I thought about my other friend, living in Brooklyn, following her dreams. She’s living alone in a tiny apartment, trying desperately to become the well-known photographer she deserves to be. We had Skyped a few nights ago, she was on the brink of tears, sipping spiked coffee out of a chipped mug. She cried over the hours of work she did for free, over her rude boss (she is currently assisting one of the top magazine photographers in New York), over how lonely she felt, over how unhappy she was. She could barely pay the bills and had to ask her parents for money, which they happily gave her. She had always been independent but now she was alone and that was an intensely different thing. I did my best to make her laugh, to tell her that I’m just as alone as she feels, that I miss her and think about her all of the time. I reminded her that she is literally living the dream she talked about while we were in high school. I told her to go out and make friends, to get a part-time job at a pub and stop hiding from her new life. I told her that I envied her bravery and that if she gave it a chance, she could fall in love with Brooklyn.

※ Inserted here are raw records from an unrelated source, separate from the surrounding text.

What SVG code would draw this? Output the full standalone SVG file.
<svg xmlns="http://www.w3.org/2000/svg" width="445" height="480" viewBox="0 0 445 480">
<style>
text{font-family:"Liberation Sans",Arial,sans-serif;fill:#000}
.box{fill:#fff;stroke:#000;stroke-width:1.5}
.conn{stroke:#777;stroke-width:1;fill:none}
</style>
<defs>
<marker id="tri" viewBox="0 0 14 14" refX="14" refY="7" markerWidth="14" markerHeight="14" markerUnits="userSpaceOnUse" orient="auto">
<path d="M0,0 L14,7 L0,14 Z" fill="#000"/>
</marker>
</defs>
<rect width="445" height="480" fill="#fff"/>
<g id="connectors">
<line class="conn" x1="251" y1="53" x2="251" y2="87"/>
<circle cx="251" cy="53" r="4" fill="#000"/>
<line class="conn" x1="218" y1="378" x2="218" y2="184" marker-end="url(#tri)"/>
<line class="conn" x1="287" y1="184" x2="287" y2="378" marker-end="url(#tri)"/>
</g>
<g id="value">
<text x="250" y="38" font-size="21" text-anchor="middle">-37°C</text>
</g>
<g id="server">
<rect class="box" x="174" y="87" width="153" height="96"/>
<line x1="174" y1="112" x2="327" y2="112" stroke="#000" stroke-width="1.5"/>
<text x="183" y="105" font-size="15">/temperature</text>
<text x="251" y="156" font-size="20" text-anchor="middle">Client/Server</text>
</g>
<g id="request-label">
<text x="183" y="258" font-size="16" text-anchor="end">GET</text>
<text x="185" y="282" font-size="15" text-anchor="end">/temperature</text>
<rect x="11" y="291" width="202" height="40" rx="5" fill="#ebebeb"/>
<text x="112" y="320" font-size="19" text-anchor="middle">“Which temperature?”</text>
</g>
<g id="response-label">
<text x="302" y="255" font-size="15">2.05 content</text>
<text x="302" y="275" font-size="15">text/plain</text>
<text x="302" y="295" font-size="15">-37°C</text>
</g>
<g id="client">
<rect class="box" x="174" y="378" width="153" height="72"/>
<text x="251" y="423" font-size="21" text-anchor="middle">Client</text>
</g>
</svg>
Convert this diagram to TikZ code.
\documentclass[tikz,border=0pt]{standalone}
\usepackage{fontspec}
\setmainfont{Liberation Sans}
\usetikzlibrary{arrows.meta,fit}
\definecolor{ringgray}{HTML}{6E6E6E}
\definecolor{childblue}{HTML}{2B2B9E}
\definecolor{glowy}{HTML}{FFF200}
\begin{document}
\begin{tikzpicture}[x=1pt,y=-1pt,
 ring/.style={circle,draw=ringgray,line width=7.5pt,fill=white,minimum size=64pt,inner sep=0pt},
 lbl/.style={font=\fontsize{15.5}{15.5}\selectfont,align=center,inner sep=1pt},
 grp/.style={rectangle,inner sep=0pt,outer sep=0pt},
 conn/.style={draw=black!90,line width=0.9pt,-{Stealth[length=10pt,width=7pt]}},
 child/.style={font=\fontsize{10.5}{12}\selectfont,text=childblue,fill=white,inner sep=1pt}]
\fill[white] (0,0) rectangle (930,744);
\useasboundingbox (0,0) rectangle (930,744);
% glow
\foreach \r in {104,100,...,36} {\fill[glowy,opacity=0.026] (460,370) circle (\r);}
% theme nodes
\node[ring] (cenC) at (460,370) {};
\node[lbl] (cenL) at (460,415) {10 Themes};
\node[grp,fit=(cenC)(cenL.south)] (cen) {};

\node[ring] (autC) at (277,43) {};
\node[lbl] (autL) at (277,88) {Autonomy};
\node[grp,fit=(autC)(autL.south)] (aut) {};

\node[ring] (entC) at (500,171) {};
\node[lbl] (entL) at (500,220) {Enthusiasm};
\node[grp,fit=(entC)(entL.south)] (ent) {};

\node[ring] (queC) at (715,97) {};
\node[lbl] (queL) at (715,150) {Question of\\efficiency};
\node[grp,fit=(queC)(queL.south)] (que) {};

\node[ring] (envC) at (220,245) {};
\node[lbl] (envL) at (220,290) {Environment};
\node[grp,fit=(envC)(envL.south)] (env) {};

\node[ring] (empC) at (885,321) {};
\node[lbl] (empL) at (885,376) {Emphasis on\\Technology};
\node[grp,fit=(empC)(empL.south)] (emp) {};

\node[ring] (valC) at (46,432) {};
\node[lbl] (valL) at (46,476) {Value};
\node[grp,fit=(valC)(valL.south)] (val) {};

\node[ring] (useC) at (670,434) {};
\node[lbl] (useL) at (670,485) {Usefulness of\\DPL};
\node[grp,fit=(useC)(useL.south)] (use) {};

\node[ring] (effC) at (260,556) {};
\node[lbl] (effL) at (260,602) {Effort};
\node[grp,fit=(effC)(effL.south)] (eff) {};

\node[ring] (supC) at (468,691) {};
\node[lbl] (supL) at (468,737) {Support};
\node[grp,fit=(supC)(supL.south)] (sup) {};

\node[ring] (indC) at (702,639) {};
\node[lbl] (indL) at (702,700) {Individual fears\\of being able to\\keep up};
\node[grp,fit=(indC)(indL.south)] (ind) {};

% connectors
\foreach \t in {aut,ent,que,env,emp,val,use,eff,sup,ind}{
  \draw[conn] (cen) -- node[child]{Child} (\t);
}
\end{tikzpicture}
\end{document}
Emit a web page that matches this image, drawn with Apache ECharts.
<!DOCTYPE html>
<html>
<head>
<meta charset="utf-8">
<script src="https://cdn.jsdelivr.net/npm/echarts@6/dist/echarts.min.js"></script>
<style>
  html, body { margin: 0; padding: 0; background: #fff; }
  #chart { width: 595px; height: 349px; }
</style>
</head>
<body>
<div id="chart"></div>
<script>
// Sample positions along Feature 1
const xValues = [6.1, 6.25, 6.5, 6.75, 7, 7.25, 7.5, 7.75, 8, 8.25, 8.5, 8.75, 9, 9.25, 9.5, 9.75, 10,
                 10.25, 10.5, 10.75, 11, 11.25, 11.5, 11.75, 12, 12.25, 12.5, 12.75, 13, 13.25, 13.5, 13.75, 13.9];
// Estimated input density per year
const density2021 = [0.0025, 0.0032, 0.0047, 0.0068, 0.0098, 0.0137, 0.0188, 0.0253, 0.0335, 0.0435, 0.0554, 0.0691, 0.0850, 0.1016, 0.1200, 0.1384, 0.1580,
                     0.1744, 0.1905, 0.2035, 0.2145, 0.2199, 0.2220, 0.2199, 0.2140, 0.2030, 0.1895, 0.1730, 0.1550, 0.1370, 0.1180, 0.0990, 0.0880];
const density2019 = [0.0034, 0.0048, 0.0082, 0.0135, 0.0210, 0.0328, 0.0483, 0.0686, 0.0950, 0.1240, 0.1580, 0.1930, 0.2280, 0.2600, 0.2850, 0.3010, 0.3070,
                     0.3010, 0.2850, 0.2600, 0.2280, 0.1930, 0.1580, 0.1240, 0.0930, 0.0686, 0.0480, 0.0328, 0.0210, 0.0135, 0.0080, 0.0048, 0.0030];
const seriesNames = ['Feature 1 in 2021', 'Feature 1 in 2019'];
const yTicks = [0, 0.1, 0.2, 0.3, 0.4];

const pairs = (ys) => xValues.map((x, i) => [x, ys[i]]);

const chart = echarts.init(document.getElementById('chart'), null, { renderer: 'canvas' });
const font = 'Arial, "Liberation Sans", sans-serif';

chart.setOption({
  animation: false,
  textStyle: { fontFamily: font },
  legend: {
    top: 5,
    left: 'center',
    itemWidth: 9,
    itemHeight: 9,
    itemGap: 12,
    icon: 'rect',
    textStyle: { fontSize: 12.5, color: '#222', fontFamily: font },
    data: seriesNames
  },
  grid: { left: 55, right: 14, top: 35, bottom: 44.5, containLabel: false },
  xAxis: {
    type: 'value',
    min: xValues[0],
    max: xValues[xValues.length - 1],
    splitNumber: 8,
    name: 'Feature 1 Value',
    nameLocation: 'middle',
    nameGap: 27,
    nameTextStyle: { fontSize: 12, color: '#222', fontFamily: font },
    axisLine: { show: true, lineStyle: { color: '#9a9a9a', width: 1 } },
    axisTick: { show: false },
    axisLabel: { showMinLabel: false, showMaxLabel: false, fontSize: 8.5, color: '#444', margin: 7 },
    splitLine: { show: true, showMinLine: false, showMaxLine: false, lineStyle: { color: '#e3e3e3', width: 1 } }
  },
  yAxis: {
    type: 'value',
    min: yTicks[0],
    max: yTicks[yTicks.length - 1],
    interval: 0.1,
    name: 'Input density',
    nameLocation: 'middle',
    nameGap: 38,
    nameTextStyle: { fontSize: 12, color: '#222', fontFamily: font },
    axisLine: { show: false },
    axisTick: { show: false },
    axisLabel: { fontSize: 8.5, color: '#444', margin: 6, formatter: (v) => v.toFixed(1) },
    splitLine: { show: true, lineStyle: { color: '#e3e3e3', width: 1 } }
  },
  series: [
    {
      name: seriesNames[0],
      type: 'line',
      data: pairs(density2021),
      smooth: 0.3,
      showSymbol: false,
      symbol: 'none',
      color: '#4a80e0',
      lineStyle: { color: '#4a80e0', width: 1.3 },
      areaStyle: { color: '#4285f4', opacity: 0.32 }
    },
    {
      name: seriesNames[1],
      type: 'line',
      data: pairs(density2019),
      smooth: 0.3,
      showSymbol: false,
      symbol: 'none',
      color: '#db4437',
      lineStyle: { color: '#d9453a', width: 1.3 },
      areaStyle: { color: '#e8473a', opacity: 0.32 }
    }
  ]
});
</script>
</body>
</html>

I thought about my sister. The new(ish) mom with another one in the oven. I remembered how frightened she was when she found out she was pregnant for the first time. It was an accident, she told me. She wasn’t ready, she pleaded. She wouldn’t be a good mom and her boyfriend acted like a kid himself. She was inextricably wrong. My beautiful nephew was born and my sister and her now husband grew up and grew together. They became the parents they never thought they could be. They became the parents I knew they would become; loving, honest, and completely fair. They fell in love again and with the beginning of their own little family came a new chapter in all of our lives. My sister became a more thoughtful person, a more generous member of the human race.

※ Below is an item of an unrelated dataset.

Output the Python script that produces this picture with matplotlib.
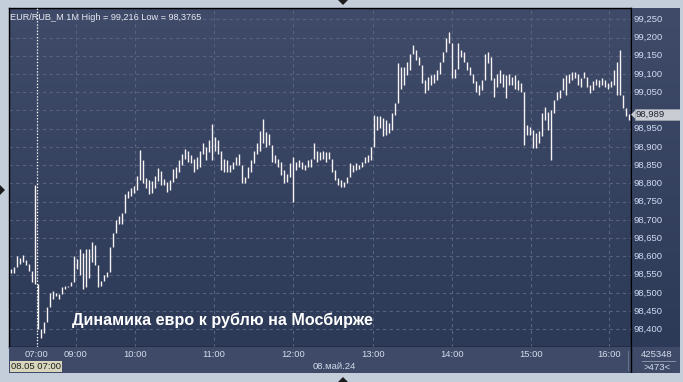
import numpy as np
import matplotlib.pyplot as plt
from matplotlib.colors import LinearSegmentedColormap
from matplotlib.patches import Rectangle, Polygon

# EUR/RUB_M 1M, 08.05.24 - low/high per chart slot
lows = [98.555, 98.555, 98.570, 98.580, 98.585, 98.575, 98.560, 98.530, 98.525, 98.400,
        98.377, 98.390, 98.435, 98.478, 98.483, 98.490, 98.482, 98.510, 98.510, 98.515,
        98.520, 98.565, 98.565, 98.550, 98.510, 98.515, 98.540, 98.584, 98.575, 98.515,
        98.520, 98.534, 98.543, 98.556, 98.638, 98.675, 98.688, 98.690, 98.734, 98.760,
        98.765, 98.775, 98.783, 98.810, 98.800, 98.788, 98.770, 98.775, 98.788, 98.806,
        98.797, 98.795, 98.777, 98.782, 98.805, 98.814, 98.832, 98.850, 98.868, 98.860,
        98.855, 98.832, 98.840, 98.845, 98.882, 98.864, 98.886, 98.864, 98.890, 98.882,
        98.836, 98.832, 98.832, 98.832, 98.840, 98.850, 98.850, 98.800, 98.800, 98.814,
        98.832, 98.855, 98.882, 98.890, 98.910, 98.900, 98.905, 98.860, 98.855, 98.845,
        98.823, 98.800, 98.805, 98.818, 98.750, 98.836, 98.845, 98.840, 98.836, 98.845,
        98.845, 98.868, 98.860, 98.864, 98.868, 98.860, 98.868, 98.832, 98.810, 98.795,
        98.790, 98.790, 98.800, 98.818, 98.832, 98.836, 98.840, 98.845, 98.855, 98.860,
        98.864, 98.938, 98.947, 98.952, 98.930, 98.934, 98.938, 98.947, 98.988, 99.052,
        99.060, 99.070, 99.097, 99.110, 99.156, 99.138, 99.125, 99.075, 99.047, 99.056,
        99.070, 99.075, 99.084, 99.100, 99.134, 99.180, 99.184, 99.088, 99.088, 99.147,
        99.147, 99.134, 99.110, 99.097, 99.075, 99.052, 99.043, 99.056, 99.093, 99.130,
        99.084, 99.038, 99.065, 99.075, 99.065, 99.034, 99.070, 99.070, 99.060, 99.056,
        99.052, 98.906, 98.934, 98.934, 98.897, 98.897, 98.910, 98.930, 98.975, 98.947,
        98.865, 98.993, 99.030, 99.034, 99.060, 99.043, 99.075, 99.084, 99.088, 99.070,
        99.065, 99.088, 99.065, 99.047, 99.056, 99.070, 99.065, 99.070, 99.065, 99.060,
        99.065, 99.070, 99.043, 99.043, 99.006, 98.984, 98.975]
highs = [98.565, 98.570, 98.600, 98.595, 98.605, 98.590, 98.580, 98.560, 98.797, 98.430,
         98.400, 98.420, 98.460, 98.500, 98.506, 98.500, 98.497, 98.516, 98.520, 98.520,
         98.530, 98.600, 98.593, 98.620, 98.610, 98.620, 98.620, 98.640, 98.630, 98.540,
         98.533, 98.550, 98.556, 98.625, 98.665, 98.700, 98.710, 98.720, 98.770, 98.780,
         98.788, 98.793, 98.820, 98.893, 98.865, 98.815, 98.810, 98.806, 98.820, 98.843,
         98.834, 98.813, 98.805, 98.810, 98.840, 98.845, 98.864, 98.880, 98.895, 98.890,
         98.877, 98.868, 98.873, 98.890, 98.910, 98.900, 98.918, 98.964, 98.927, 98.918,
         98.890, 98.868, 98.864, 98.850, 98.860, 98.873, 98.882, 98.845, 98.818, 98.845,
         98.864, 98.890, 98.910, 98.945, 98.977, 98.940, 98.936, 98.880, 98.877, 98.868,
         98.860, 98.836, 98.827, 98.855, 98.873, 98.860, 98.864, 98.860, 98.850, 98.864,
         98.868, 98.910, 98.890, 98.886, 98.890, 98.886, 98.886, 98.868, 98.836, 98.814,
         98.810, 98.805, 98.818, 98.855, 98.850, 98.855, 98.850, 98.860, 98.873, 98.877,
         98.900, 98.988, 98.984, 98.984, 98.980, 98.975, 98.965, 98.993, 99.020, 99.130,
         99.120, 99.120, 99.134, 99.156, 99.180, 99.165, 99.147, 99.120, 99.084, 99.093,
         99.097, 99.100, 99.110, 99.134, 99.160, 99.200, 99.216, 99.180, 99.115, 99.184,
         99.165, 99.160, 99.130, 99.120, 99.100, 99.080, 99.070, 99.084, 99.156, 99.160,
         99.147, 99.088, 99.100, 99.110, 99.100, 99.097, 99.100, 99.093, 99.097, 99.084,
         99.075, 99.052, 98.960, 98.956, 98.947, 98.938, 98.943, 98.993, 99.010, 98.997,
         99.002, 99.030, 99.052, 99.056, 99.088, 99.097, 99.100, 99.106, 99.106, 99.100,
         99.088, 99.106, 99.093, 99.070, 99.080, 99.085, 99.084, 99.088, 99.084, 99.075,
         99.080, 99.110, 99.134, 99.167, 99.030, 99.006, 98.990]
last_price = 98.989

hour_labels = ['07:00', '09:00', '10:00', '11:00', '12:00', '13:00', '14:00', '15:00', '16:00']
hour_pos = [8.67, 21.7, 41.5, 67.8, 94.2, 120.7, 147.2, 173.5, 199.5]
yticks = np.round(np.arange(98.40, 99.2501, 0.05), 3)

W, H = 683, 382
fig = plt.figure(figsize=(W / 100, H / 100), dpi=100)
fig.patch.set_facecolor('#c4cedb')
plt.rcParams['font.family'] = ['Liberation Sans', 'DejaVu Sans']

def fx(px):
    return px / W

def fy(py):
    return 1 - py / H

bg = LinearSegmentedColormap.from_list('bg', ['#2c3957', '#3f4b69'])
grad = np.linspace(0, 1, 256).reshape(-1, 1)

# main plot area
L, R, T, B = 9, 631, 8, 347
ax = fig.add_axes([fx(L), fy(B), fx(R - L), fy(T) - fy(B)])
ax.imshow(grad, cmap=bg, origin='lower', aspect='auto', extent=[0, 1, 0, 1],
          transform=ax.transAxes, zorder=0)
ax.set_xlim(-0.5, 206.83)
ax.set_ylim(98.3515, 99.281)

lo = np.array(lows)
hi = np.array(highs)
# join neighbouring bars so the trace looks continuous
lo2 = lo.copy()
hi2 = hi.copy()
lo2[1:] = np.minimum(lo[1:], hi[:-1])
hi2[1:] = np.maximum(hi[1:], lo[:-1])
x = np.arange(len(lo))
ax.vlines(x, lo2, hi2, color='#f7f3f2', lw=1.0, zorder=3)

ax.set_yticks(yticks)
ax.set_xticks(hour_pos)
ax.grid(True, color='#56637f', ls=(0, (3, 3)), lw=0.8)
ax.tick_params(length=0, labelleft=False, labelbottom=False)
for s in ax.spines.values():
    s.set_color('black')
    s.set_linewidth(1)

# session start marker
ax.axvline(hour_pos[0], color='white', ls=(0, (1, 1.5)), lw=0.9, zorder=4)

ax.text(0.002, 0.985, 'EUR/RUB_M 1M High = 99,216 Low = 98,3765', transform=ax.transAxes,
        ha='left', va='top', fontsize=6.6, color='#e6e9f0')
ax.text(0.102, 0.078, 'Динамика евро к рублю на Мосбирже', transform=ax.transAxes,
        ha='left', va='center', fontsize=11.6, fontweight='bold', color='white', zorder=5)

# right price scale
axr = fig.add_axes([fx(R), fy(B), fx(680 - R), fy(T) - fy(B)])
axr.imshow(grad, cmap=bg, origin='lower', aspect='auto', extent=[0, 1, 0, 1],
           transform=axr.transAxes, zorder=0)
axr.set_xlim(0, 1)
axr.set_ylim(ax.get_ylim())
axr.set_xticks([])
axr.set_yticks([])
for s in axr.spines.values():
    s.set_visible(False)
axr.spines['left'].set_visible(True)
axr.spines['left'].set_color('black')
for v in yticks:
    if abs(v - last_price) < 0.02:
        continue  # hidden behind the last-price box
    axr.text(0.06, v, f'{v:.3f}'.replace('.', ','), ha='left', va='center',
             fontsize=6.8, color='#cfdcf2')
axr.add_patch(Rectangle((0.08, last_price - 0.016), 0.92, 0.032, facecolor='#c9ccd3',
                        edgecolor='#9aa0aa', lw=0.6, zorder=3))
axr.add_patch(Polygon([[0.0, last_price], [0.09, last_price + 0.012], [0.09, last_price - 0.012]],
                      closed=True, facecolor='#c9ccd3', edgecolor='none', zorder=3))
axr.text(0.1, last_price, f'{last_price:.3f}'.replace('.', ','), ha='left', va='center',
         fontsize=6.8, color='#1e2430', zorder=4)

# bottom time scale band
axb = fig.add_axes([fx(L), fy(373), fx(680 - L), fy(B) - fy(373)])
axb.set_facecolor('#3e4a67')
axb.set_xlim(L, 680)
axb.set_ylim(373, B)
axb.set_xticks([])
axb.set_yticks([])
for s in axb.spines.values():
    s.set_visible(False)
axb.axvline(R, color='black', lw=1)
axb.axvline(627.5, color='#6a7488', lw=0.8, ymin=0.1, ymax=0.85)
for lab, p in zip(hour_labels, hour_pos):
    px = 10.5 + 3 * p
    axb.text(px, 354.5, lab, ha='center', va='center', fontsize=6.8, color='#d3dbeb')
axb.text(36, 366.5, '08.05 07:00', ha='center', va='center', fontsize=6.8, color='#202020',
         bbox=dict(boxstyle='square,pad=0.15', facecolor='#d8d7bd', edgecolor='none'))
axb.text(334, 366.5, '08.май.24', ha='center', va='center', fontsize=6.8, color='#d3dbeb')
axb.text(657, 355, '425348', ha='center', va='center', fontsize=6.8, color='#d3dbeb')
axb.plot([642, 675], [361.5, 361.5], color='#8792a8', lw=0.7)
axb.text(657, 367.5, '>473<', ha='center', va='center', fontsize=6.8, color='#d3dbeb')

# frame arrows
fig.patches.append(Polygon([[fx(338), fy(0)], [fx(348), fy(0)], [fx(343), fy(5)]],
                           closed=True, transform=fig.transFigure, facecolor='#1c1c1c'))
fig.patches.append(Polygon([[fx(338), fy(382)], [fx(348), fy(382)], [fx(343), fy(377)]],
                           closed=True, transform=fig.transFigure, facecolor='#1c1c1c'))
fig.patches.append(Polygon([[fx(0), fy(185)], [fx(0), fy(195)], [fx(5), fy(190)]],
                           closed=True, transform=fig.transFigure, facecolor='#1c1c1c'))

fig.savefig('out.png', dpi=100, facecolor=fig.get_facecolor())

My mind wandered to my parents and how much they’d given my siblings and I. Food on the table, hot water spewing from the faucets, an education, and love — things taken for granted in today’s society. I reminisced on all of the stories they told me, from the moment they met to the strict rules my mom’s parents had, to their wedding and financial scares. From their best moments to their worst. I thought about all of the sacrifices they made that I didn’t understand until recently. I contemplated on how many hours my father spent at the office and how he felt about missing some of our biggest moments. I wondered if he had regrets, the distant look in his eyes at the dinner table and the sad twinkling smile he gives to his grandson make me think that he does.
Just as I heard the front door open downstairs and let the smell of coffee enter my brain, I thought about myself and my future. I’d been complaining and crying over my lack of career, about allowing my life to become stagnant. I had suddenly, at the age of 27, become afraid of life. Afraid of applying to jobs because I might get rejected, afraid of taking the next step with my boyfriend, and agonizingly afraid that I made the wrong choice to follow my dreams. It’s interesting that when you look at someone else’s life you can bring clarity to their various moments, you can see how things are connected and appreciate them, but you can’t do it to your own.
I walked down the stairs on Christmas morning and picked up my nephew, who had been calling my name at the bottom of the stairs, I chose to appreciate that moment. I chose to understand that whatever happens next, that moment was important. And suddenly the idea of a new year and new opportunities filled me with excitement rather than the paralyzing fear I had gotten used to.